The line containing "end angle=140, radius=132];" marks the end: extract everything from the first line of the data through that line, exactly, with no pictures.

:: DATA ::

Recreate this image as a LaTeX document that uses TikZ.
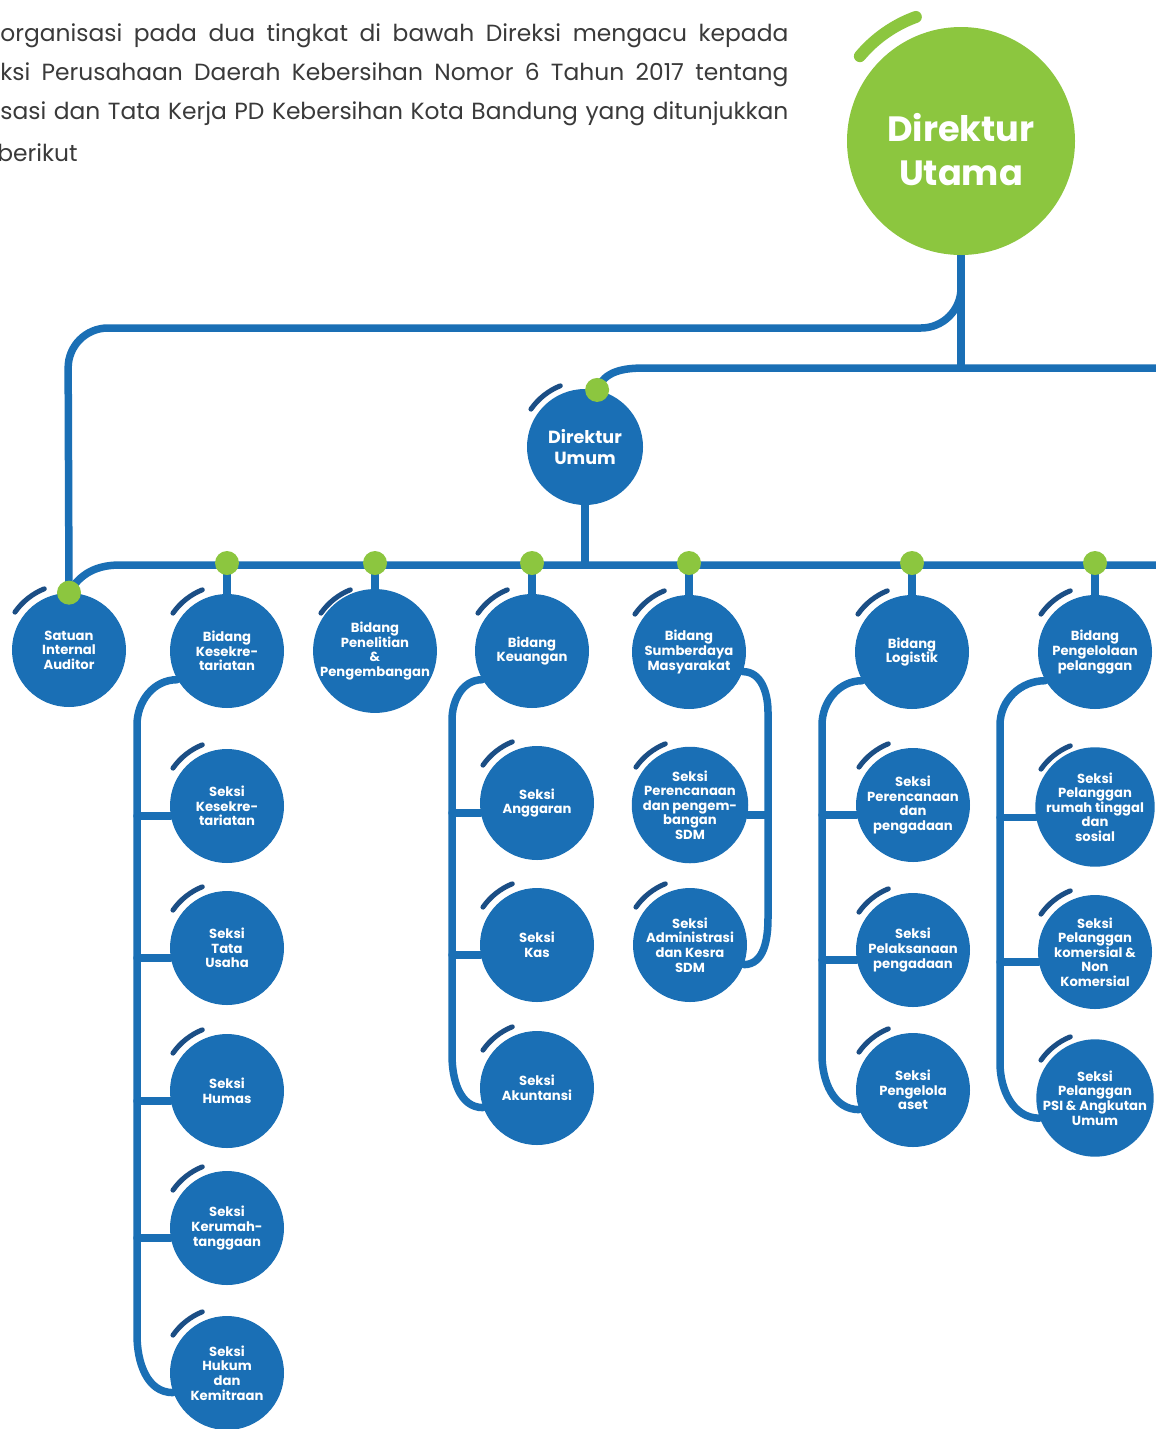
\documentclass[tikz,border=0pt]{standalone}
\usepackage{fontspec}
\setmainfont{Poppins}

\definecolor{biru}{HTML}{1A6FB5}
\definecolor{birutua}{HTML}{1B4E85}
\definecolor{hijau}{HTML}{8CC63F}
\definecolor{abu}{HTML}{3A3A3A}

\tikzset{
	bulat/.style={circle, fill=biru, minimum size=22.8mm, inner sep=0pt, text=white, align=center, font=\fontsize{7.5}{8.3}\selectfont\bfseries},
	titik/.style={circle, fill=hijau, minimum size=4.8mm, inner sep=0pt},
	garis/.style={draw=biru, line width=1.5mm, line cap=round},
	hias/.style={draw=birutua, line width=1mm, line cap=round},
	baris/.style={anchor=base west, inner sep=0pt, text=abu, font=\fontsize{13.3}{15}\selectfont},
}

\newcommand{\hiasan}[1]{\draw[hias] (#1.center) ++(112:66) arc[start angle=112, end angle=145, radius=66];}

\begin{document}
\begin{tikzpicture}[x=0.2mm, y=0.2mm]
	
	\pgfdeclarelayer{bg}
	\pgfsetlayers{bg,main}
	
	\useasboundingbox (0,0) rectangle (1156,-1429);
	
	\node[baris] (baris1) at (0,-41) {\makebox[157.6mm][s]{organisasi pada dua tingkat di bawah Direksi mengacu kepada}};
	\node[baris] (baris2) at (0,-80) {\makebox[157.6mm][s]{ksi Perusahaan Daerah Kebersihan Nomor 6 Tahun 2017 tentang}};
	\node[baris] (baris3) at (0,-119) {\makebox[157.6mm][s]{sasi dan Tata Kerja PD Kebersihan Kota Bandung yang ditunjukkan}};
	\node[baris] (baris4) at (-3,-161) {berikut};
	
	\node[circle, fill=hijau, minimum size=45.6mm, inner sep=0pt] (dirut) at (961,-141) {};
	\node[text=white, align=center, font=\fontsize{20}{25}\selectfont\bfseries] (dirutteks) at (961,-150) {Direktur\\Utama};
	\draw[hias, draw=hijau, line width=2.4mm] (dirut.center) ++(110:132) arc[start angle=110, end angle=140, radius=132];
	
	\node[bulat, minimum size=23.2mm, font=\fontsize{10}{12.5}\selectfont\bfseries] (dirum) at (585,-447) {Direktur\\Umum};
	\node[titik] (tdirum) at (dirum.78) {};
	
	\node[bulat] (satuan) at (69,-650) {Satuan\\Internal\\Auditor};
	\node[bulat] (sekr) at (227,-651) {Bidang\\Kesekre-\\tariatan};
	\node[bulat] (litbang) at (375,-651) {Bidang\\Penelitian\\\&\\Pengembangan};
	\node[bulat] (keu) at (532,-651) {Bidang\\Keuangan};
	\node[bulat] (sdm) at (689,-652) {Bidang\\Sumberdaya\\Masyarakat};
	\node[bulat] (log) at (912,-652) {Bidang\\Logistik};
	\node[bulat] (plg) at (1095,-652) {Bidang\\Pengelolaan\\pelanggan};
	
	\node[titik] (tsatuan) at (satuan.north) {};
	\node[titik] (tsekr) at (227,-563) {};
	\node[titik] (tlitbang) at (375,-563) {};
	\node[titik] (tkeu) at (532,-563) {};
	\node[titik] (tsdm) at (689,-563) {};
	\node[titik] (tlog) at (912,-563) {};
	\node[titik] (tplg) at (1095,-563) {};
	
	\node[bulat] (sSekr) at (227,-806) {Seksi\\Kesekre-\\tariatan};
	\node[bulat] (sTU) at (227,-948) {Seksi\\Tata\\Usaha};
	\node[bulat] (sHumas) at (227,-1091) {Seksi\\Humas};
	\node[bulat] (sRT) at (227,-1228) {Seksi\\Kerumah-\\tanggaan};
	\node[bulat] (sHukum) at (227,-1373) {Seksi\\Hukum\\dan\\Kemitraan};
	
	\node[bulat] (sAng) at (537,-803) {Seksi\\Anggaran};
	\node[bulat] (sKas) at (537,-945) {Seksi\\Kas};
	\node[bulat] (sAkun) at (537,-1088) {Seksi\\Akuntansi};
	
	\node[bulat] (sPSDM) at (690,-805) {Seksi\\Perencanaan\\dan pengem-\\bangan\\SDM};
	\node[bulat] (sAdm) at (690,-945) {Seksi\\Administrasi\\dan Kesra\\SDM};
	
	\node[bulat] (sPP) at (913,-805) {Seksi\\Perencanaan\\dan\\pengadaan};
	\node[bulat] (sPel) at (913,-950) {Seksi\\Pelaksanaan\\pengadaan};
	\node[bulat] (sAset) at (913,-1090) {Seksi\\Pengelola\\aset};
	
	\node[bulat] (sRumah) at (1095,-807) {Seksi\\Pelanggan\\rumah tinggal\\dan\\sosial};
	\node[bulat] (sKom) at (1095,-952) {Seksi\\Pelanggan\\komersial \&\\Non\\Komersial};
	\node[bulat] (sPSI) at (1095,-1098) {Seksi\\Pelanggan\\PSI \& Angkutan\\Umum};
	
	\foreach \n in {dirum,satuan,sekr,litbang,keu,sdm,log,plg,sSekr,sTU,sHumas,sRT,sHukum,sAng,sKas,sAkun,sPSDM,sAdm,sPP,sPel,sAset,sRumah,sKom,sPSI}{
		\hiasan{\n}
	}
	
	\coordinate (cabang) at (961,-285);
	\coordinate (kanan1) at (1170,-368);
	\coordinate (belok1) at (645,-368);
	\coordinate (kanan2) at (1170,-565);
	\coordinate (belok2) at (120,-565);
	\coordinate (tA) at (137,-725);
	\coordinate (tB) at (452,-720);
	\coordinate (tC) at (768,-712);
	\coordinate (tD) at (822,-725);
	\coordinate (tE) at (1000,-725);
	
	\begin{pgfonlayer}{bg}
	
		\fill[white] (0,0) rectangle (1156,-1429);
		
		\draw[garis] (dirut.south) -- (dirut.south |- kanan1);
		\draw[garis, rounded corners=8mm] (cabang) -- (961,-328) -- (68,-328) -- (tsatuan.center);
		\draw[garis] (tdirum.center) to[out=70,in=180] (belok1) -- (kanan1);
		
		\draw[garis] (dirum.south) -- (dirum.south |- kanan2);
		\draw[garis] (kanan2) -- (belok2) to[out=180,in=60] (tsatuan.center);
		
		\draw[garis] (tsekr.center) -- (sekr.north);
		\draw[garis] (tlitbang.center) -- (litbang.north);
		\draw[garis] (tkeu.center) -- (keu.north);
		\draw[garis] (tsdm.center) -- (sdm.north);
		\draw[garis] (tlog.center) -- (log.north);
		\draw[garis] (tplg.center) -- (plg.north);
		
		\draw[garis] (sekr.210) to[out=180,in=90] (tA) -- (137,-1335) to[out=-90,in=180] (sHukum.200);
		\draw[garis] (sSekr.190 -| tA) -- (sSekr.190);
		\draw[garis] (sTU.190 -| tA) -- (sTU.190);
		\draw[garis] (sHumas.190 -| tA) -- (sHumas.190);
		\draw[garis] (sRT.190 -| tA) -- (sRT.190);
		
		\draw[garis] (keu.210) to[out=180,in=90] (tB) -- (452,-1055) to[out=-90,in=180] (sAkun.200);
		\draw[garis] (sAng.190 -| tB) -- (sAng.190);
		\draw[garis] (sKas.190 -| tB) -- (sKas.190);
		
		\draw[garis] (sdm.-20) to[out=0,in=90] (tC) -- (768,-918) to[out=-90,in=0] (sAdm.-20);
		\draw[garis] (sPSDM.-10 -| tC) -- (sPSDM.-10);
		
		\draw[garis] (log.210) to[out=180,in=90] (tD) -- (822,-1055) to[out=-90,in=180] (sAset.200);
		\draw[garis] (sPP.190 -| tD) -- (sPP.190);
		\draw[garis] (sPel.190 -| tD) -- (sPel.190);
		
		\draw[garis] (plg.210) to[out=180,in=90] (tE) -- (1000,-1063) to[out=-90,in=180] (sPSI.200);
		\draw[garis] (sRumah.190 -| tE) -- (sRumah.190);
		\draw[garis] (sKom.190 -| tE) -- (sKom.190);
	
	\end{pgfonlayer}
	
\end{tikzpicture}
\end{document}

:::

RESPONSE FOR THIS EXERCISE:
Recreate this image as a LaTeX document that uses TikZ.
\documentclass[tikz,border=0pt]{standalone}
\usepackage{fontspec}
\setmainfont{Poppins}

\definecolor{biru}{HTML}{1A6FB5}
\definecolor{birutua}{HTML}{1B4E85}
\definecolor{hijau}{HTML}{8CC63F}
\definecolor{abu}{HTML}{3A3A3A}

\tikzset{
	bulat/.style={circle, fill=biru, minimum size=22.8mm, inner sep=0pt, text=white, align=center, font=\fontsize{7.5}{8.3}\selectfont\bfseries},
	titik/.style={circle, fill=hijau, minimum size=4.8mm, inner sep=0pt},
	garis/.style={draw=biru, line width=1.5mm, line cap=round},
	hias/.style={draw=birutua, line width=1mm, line cap=round},
	baris/.style={anchor=base west, inner sep=0pt, text=abu, font=\fontsize{13.3}{15}\selectfont},
}

\newcommand{\hiasan}[1]{\draw[hias] (#1.center) ++(112:66) arc[start angle=112, end angle=145, radius=66];}

\begin{document}
\begin{tikzpicture}[x=0.2mm, y=0.2mm]
	
	\pgfdeclarelayer{bg}
	\pgfsetlayers{bg,main}
	
	\useasboundingbox (0,0) rectangle (1156,-1429);
	
	\node[baris] (baris1) at (0,-41) {\makebox[157.6mm][s]{organisasi pada dua tingkat di bawah Direksi mengacu kepada}};
	\node[baris] (baris2) at (0,-80) {\makebox[157.6mm][s]{ksi Perusahaan Daerah Kebersihan Nomor 6 Tahun 2017 tentang}};
	\node[baris] (baris3) at (0,-119) {\makebox[157.6mm][s]{sasi dan Tata Kerja PD Kebersihan Kota Bandung yang ditunjukkan}};
	\node[baris] (baris4) at (-3,-161) {berikut};
	
	\node[circle, fill=hijau, minimum size=45.6mm, inner sep=0pt] (dirut) at (961,-141) {};
	\node[text=white, align=center, font=\fontsize{20}{25}\selectfont\bfseries] (dirutteks) at (961,-150) {Direktur\\Utama};
	\draw[hias, draw=hijau, line width=2.4mm] (dirut.center) ++(110:132) arc[start angle=110, end angle=140, radius=132];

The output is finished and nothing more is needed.